CONSULTANTS AND contractors working on the £2.6bn Heathrow Terminal Five project are to be covered by a unique form of 'blame free' professional indemnity (PI) insurance, client BAA said this week.
BAA and its broker Willis hammered out the deal with insurers because conventional PI insurance could not be applied to the airport operator's integrated team working approach to the project.
Conventional PI requires insurers to pinpoint blame for defective design and construction.
Terminal Five construction director Andrew Wolstenholme announced the insurance breakthrough at NCE 's Civils 2002 event last week.
BAA head of group insurance John Witton is also expecting the deal to help keep a lid on costs of the project and make sure the huge new terminal opens on time by removing opportunities for legal argument and delay.
'The deal we have negotiated, we are told by our brokers and insurers, is unique, ' Witton said.
'It fully reflects team participation and for the first time we don't have to identify who specifically is at fault if something goes wrong. All we have to prove is that a professional indemnity type incident has occurred.'
Everyone on the team, from the biggest contractor all the way down the supply chain, is incentivised to avoid PI incidents because they will have to pay their share of the policy excess, up to a maximum of £300,000 per incident.

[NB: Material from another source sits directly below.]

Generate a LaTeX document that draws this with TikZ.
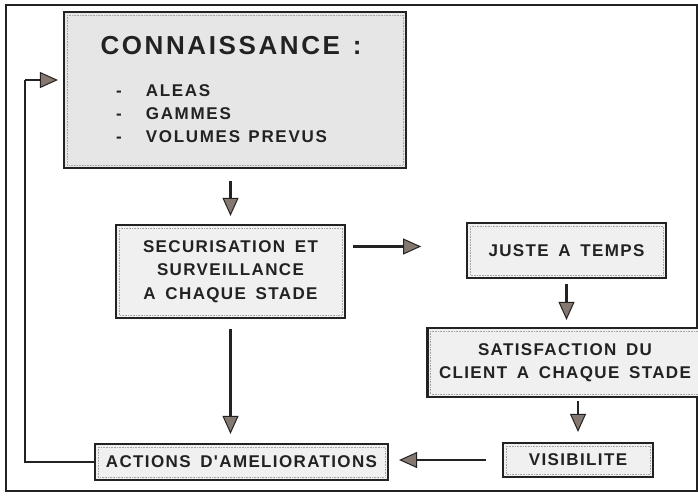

BAA pays the premium, but in return its costing accountants are expecting a reduction in prices from its suppliers because they do not have to carry the cost of PI for their work on the project themselves.
PI premiums have risen by up to 50% in the last year following the World Trade Center disaster (NCE 22 November). Around 40% of all PI claim costs are estimated to be lawyers' fees, Witton said, highlighting other potential savings.
BAA is considering whether the concept can be applied on other projects.
The Association of Consulting Engineers (ACE) gave a cautious welcome to news of the insurance deal.
'It is a half way house solution and what's needed is an all embracing project insurance, which also encompasses the contractor's failure to perform.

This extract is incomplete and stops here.